Unlike him, who once went to bed with another woman on a business trip abroad (which I found out by chance and he lied until I could prove it to him). Another time I discovered by chance that he had a very long flirtation with an ex-colleague. Nothing really happened, but he sent her romantic songs, asked her to come to a gig (which were both “our” things in the past). I immediately realised it had more to do with him than me. He was looking for something of the old romance. Went after a longing. A kind of mid-life crisis, I guess … I demanded that he cut off contact and would go to therapy. He did, but unfortunately not much has changed. He seems to be doing a bit better, but our relationship hasn’t improved fundamentally.
Lastly, I have to mention a bit about his background. His father was very moody and the atmosphere at home depended a lot on his mood. The father became an alcoholic, and the separation from the mother in the children’s teenage years was difficult, the mother, who was always very self-sacrificing, put far too much on her sons.
Long story. I might have just had to write it down too. We are now going back to therapy with a new therapist and I have high hopes for it because I really want to stay with my husband.
I still think it is more “his” problem. I have a (silent) resentment because of the injustice I think he has done and is still doing to me. At the same time, I feel I have a part in it because I am really interested in other things and less and less in him, family life alone is not enough for me and I feel guilty about it. I’ve also had little interest in sex for a while now, and that of course increases my feelings of guilt.
I have a thousand questions, but one specific question:
– How can I overcome my resentment and take responsibility for my part in the relationship and do what I can to improve it? Or in other words, where do I start? (As I know I can’t change him or get him to do the work on himself as I am doing, I guess I am the only person I am able to change …)
Thank you very much, dear coach, for reading this epic story … I am so grateful for your work.
Answer:
This is such a great question, and thank you for asking it. Sometimes, I think it’s interesting to look at our questions and turn them into statements because they can reveal some interesting thoughts. So, if I were to take a stab at this perspective change, your question would look this way:
I want to overcome my resentment.
I need to take responsibility for my part in the relationship.
I want to improve my relationship.
I don’t know where to start to make the changes I want to make.

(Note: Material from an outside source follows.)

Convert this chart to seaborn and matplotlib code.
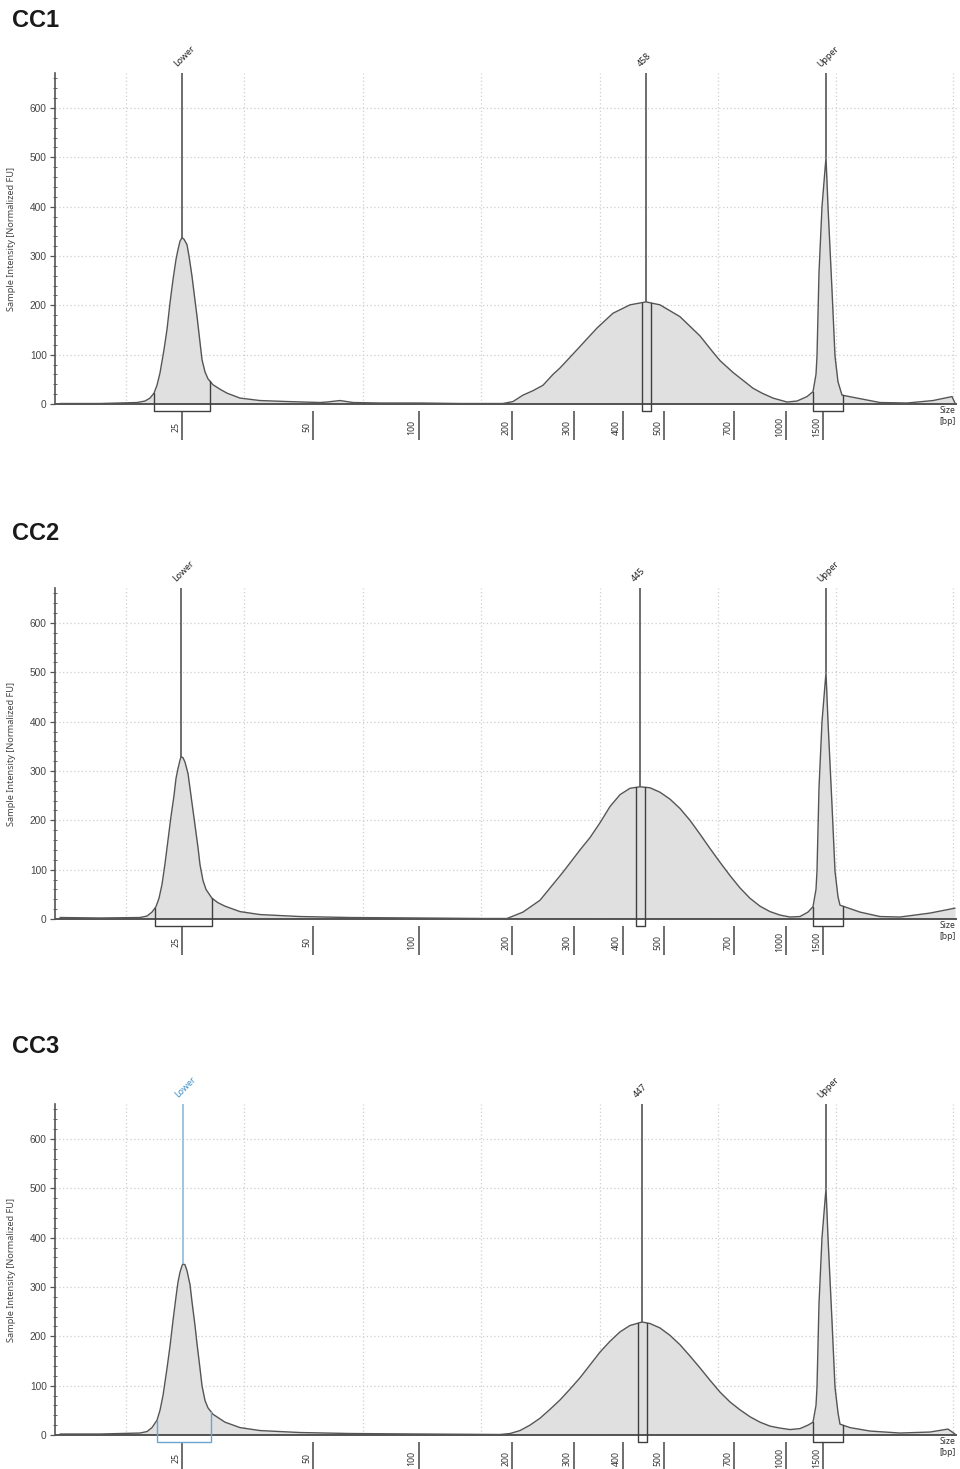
import numpy as np
import pandas as pd
import matplotlib
matplotlib.use("Agg")
import matplotlib.pyplot as plt
import seaborn as sns

# ---------------- data ----------------
samples = ["CC1", "CC2", "CC3"]

size_tick_labels = ["25", "50", "100", "200", "300", "400", "500", "700", "1000", "1500"]
size_tick_pos = [127, 258, 363.5, 457, 519, 568, 609, 679, 731, 768]   # migration position
grid_pos = [71, 189, 308, 426, 545, 663, 781, 898]
y_ticks = [0, 100, 200, 300, 400, 500, 600]

cc1_pos = [5, 45, 82, 90, 95, 99, 102, 105, 109, 112, 115, 118, 121, 123, 125, 127, 129, 132,
           134, 137, 140, 142, 145, 147, 150, 153, 158, 165, 172, 185,
           205, 232, 265, 272, 285, 298, 325, 365, 405, 448, 458, 468, 478, 488, 498, 505, 522,
           542, 558, 575, 591, 605, 625, 645, 658, 665, 678, 698, 707, 718, 732, 742, 752, 758,
           761, 762, 764, 767, 771, 773, 777, 780, 783, 787, 802, 825, 852, 878, 897, 900]
cc1_fu = [1, 1, 3, 6, 12, 22, 38, 63, 110, 151, 205, 252, 293, 313, 330, 337, 334, 323,
          300, 259, 210, 178, 125, 90, 65, 51, 39, 30, 22, 12,
          7, 5, 3, 4, 7, 3, 2, 2, 1, 1, 5, 18, 27, 38, 60, 73, 110,
          154, 184, 201, 207, 201, 177, 138, 105, 88, 64, 32, 22, 12, 4, 6, 15, 25,
          60, 97, 266, 400, 500, 400, 231, 97, 45, 18, 12, 3, 2, 7, 15, 2]

cc2_pos = [5, 45, 85, 92, 97, 101, 104, 107, 110, 113, 116, 119, 121, 123, 125, 126, 128, 130,
           133, 135, 138, 140, 143, 145, 148, 151, 157, 163, 170, 185,
           205, 245, 295, 365, 430, 452, 468, 485, 508, 525, 535, 545, 555, 565, 575, 585, 595,
           605, 615, 625, 635, 645, 655, 665, 675, 685, 695, 705, 715, 725, 735, 745, 753, 758,
           761, 762, 764, 767, 771, 773, 777, 780, 783, 785, 805, 825, 845, 875, 900]
cc2_fu = [3, 2, 3, 6, 14, 25, 42, 70, 112, 160, 208, 250, 285, 305, 322, 329, 327, 318,
          295, 265, 220, 190, 145, 110, 78, 60, 42, 33, 26, 15,
          9, 5, 3, 2, 1, 1, 14, 38, 95, 140, 165, 195, 228, 252, 265, 268, 266,
          257, 243, 224, 200, 172, 143, 115, 88, 63, 42, 26, 15, 8, 4, 5, 14, 25,
          60, 97, 266, 400, 500, 400, 231, 97, 45, 28, 14, 5, 4, 12, 22]

cc3_pos = [5, 45, 85, 92, 97, 102, 105, 108, 112, 115, 118, 121, 123, 125, 127, 128, 130, 132,
           135, 137, 140, 142, 145, 147, 150, 153, 158, 164, 170, 185,
           205, 245, 295, 365, 445, 455, 465, 475, 485, 495, 505, 515, 525, 535, 545, 555, 565,
           575, 587, 595, 605, 615, 625, 635, 645, 655, 665, 675, 685, 695, 705, 715, 725, 735,
           745, 753, 758, 761, 762, 764, 767, 771, 773, 777, 780, 783, 785, 795, 815, 845, 875,
           893, 900]
cc3_fu = [2, 2, 4, 7, 15, 30, 50, 80, 135, 180, 232, 280, 310, 330, 343, 347, 345, 333,
          305, 270, 222, 185, 135, 100, 70, 55, 42, 34, 26, 15,
          9, 5, 3, 2, 1, 3, 9, 20, 34, 52, 71, 93, 116, 142, 168, 190, 209,
          222, 229, 226, 217, 202, 183, 160, 136, 111, 87, 67, 51, 37, 26, 18, 14, 11,
          13, 20, 26, 60, 97, 266, 400, 500, 400, 231, 97, 45, 22, 15, 8, 4, 6,
          12, 2]

peak_names = {"CC1": ["Lower", "458", "Upper"],
              "CC2": ["Lower", "445", "Upper"],
              "CC3": ["Lower", "447", "Upper"]}
peak_pos = {"CC1": [127, 591, 771], "CC2": [126, 585, 771], "CC3": [128, 587, 771]}
region_lo = {"CC1": [99, 586.5, 758], "CC2": [100, 580.5, 758], "CC3": [102, 582.5, 758]}
region_hi = {"CC1": [155, 595.5, 788], "CC2": [157, 589.5, 788], "CC3": [156, 591.5, 788]}

traces = {"CC1": (cc1_pos, cc1_fu), "CC2": (cc2_pos, cc2_fu), "CC3": (cc3_pos, cc3_fu)}

# ---------------- style ----------------
sns.set_theme(style="white")
plt.rcParams["font.family"] = ["Liberation Sans", "DejaVu Sans"]

W, H = 960, 1469
fig = plt.figure(figsize=(W / 100, H / 100), dpi=100)

YMIN, YMAX = -15, 670
zero_px = [404, 919, 1435]
title_base = [27, 540, 1053]
px_per_unit = 49.33 / 100
ax_h_px = (YMAX - YMIN) * px_per_unit
left_px, width_px = 55, 902

line_col = "#555555"
fill_col = "#e0e0e0"
grid_col = "#cfcfcf"
tick_col = "#6e6e6e"
small_font = ["Noto Sans", "DejaVu Sans"]

for i, s in enumerate(samples):
    bottom_px = zero_px[i] - YMIN * px_per_unit
    ax = fig.add_axes([left_px / W, 1 - bottom_px / H, width_px / W, ax_h_px / H])
    pos, fu = traces[s]
    df = pd.DataFrame({"pos": pos, "fu": fu})

    ax.set_xlim(0, 902)
    ax.set_ylim(YMIN, YMAX)

    # grid
    ax.hlines(y_ticks[1:], 0, 902, colors=grid_col, linestyles=(0, (1, 2)), lw=0.9, zorder=0)
    ax.vlines(grid_pos, 0, YMAX, colors=grid_col, linestyles=(0, (1, 2)), lw=0.9, zorder=0)

    # trace
    ax.fill_between(df["pos"], 0, df["fu"], color=fill_col, lw=0, zorder=1)
    sns.lineplot(data=df, x="pos", y="fu", ax=ax, color=line_col, lw=1.0, zorder=3,
                 estimator=None, sort=False)
    ax.axhline(0, color="#3a3a3a", lw=1.2, zorder=2)

    # peaks + regions
    for j, name in enumerate(peak_names[s]):
        px = peak_pos[s][j]
        is_blue = (s == "CC3" and name == "Lower")
        pcol = "#8fbcd9" if is_blue else "#555555"
        bcol = "#6aa6d1" if is_blue else "#3f3f3f"
        tcol = "#3d8fc6" if is_blue else "#222222"
        top = np.interp(px, pos, fu)
        ax.vlines(px, top, YMAX, colors=pcol, lw=1.2, zorder=4)
        x1, x2 = region_lo[s][j], region_hi[s][j]
        y1, y2 = np.interp(x1, pos, fu), np.interp(x2, pos, fu)
        ax.plot([x1, x1, x2, x2], [y1, -14, -14, y2], color=bcol, lw=1.0,
                clip_on=False, zorder=5)
        ax.annotate(name, xy=(px, YMAX), xytext=(-2.5, 3.5), textcoords="offset points",
                    rotation=45, rotation_mode="anchor", ha="left", va="bottom",
                    fontsize=6.4, color=tcol, family=small_font, annotation_clip=False)

    # size ticks under the axis
    ax.vlines(size_tick_pos, -14, -73, colors=tick_col, lw=1.4, clip_on=False)
    for tp, tl in zip(size_tick_pos, size_tick_labels):
        ax.annotate(tl, xy=(tp, -47), xytext=(-4.6, 0), textcoords="offset points",
                    rotation=90, ha="center", va="center", fontsize=6.3, color="#333333",
                    family=small_font, annotation_clip=False)
    ax.annotate("Size\n[bp]", xy=(902, -5), xytext=(-1, 0), textcoords="offset points",
                ha="right", va="top", fontsize=6.2, color="#333333", linespacing=1.2,
                family=small_font, annotation_clip=False)

    # y axis
    for sp in ["top", "right", "bottom"]:
        ax.spines[sp].set_visible(False)
    ax.spines["left"].set_bounds(0, YMAX)
    ax.spines["left"].set_color("#555555")
    ax.spines["left"].set_linewidth(1.2)
    ax.set_xticks([])
    ax.set_yticks(y_ticks)
    ax.set_yticks(np.arange(0, YMAX, 20), minor=True)
    ax.tick_params(axis="y", which="major", direction="out", length=3.5, width=0.9,
                   colors="#555555", labelcolor="#444444", labelsize=7.3, pad=2.5, left=True)
    ax.tick_params(axis="y", which="minor", direction="inout", length=2.5, width=0.7,
                   colors="#666666", left=True)
    ax.set_xlabel("")
    ax.set_ylabel("Sample Intensity [Normalized FU]", fontsize=6.6, color="#444444",
                  family=small_font)
    ax.yaxis.set_label_coords(-(left_px - 16) / width_px, 0.51)

    fig.text(12 / W, 1 - title_base[i] / H, s, fontsize=17, fontweight="bold",
             color="#1a1a1a", va="baseline", ha="left")

fig.savefig("out.png", dpi=100, facecolor="white")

When you write it out as thoughts, you can do some models. You can even start with your desired outcomes and do some intentional models to start thinking about what you would be doing, feeling, and thinking to create your desired result. Then, break it down into smaller steps and choose what you’d like to work on first to help you get to where you want to be. What comes up when you do this? When you’re ready for more coaching, bring it on back to us.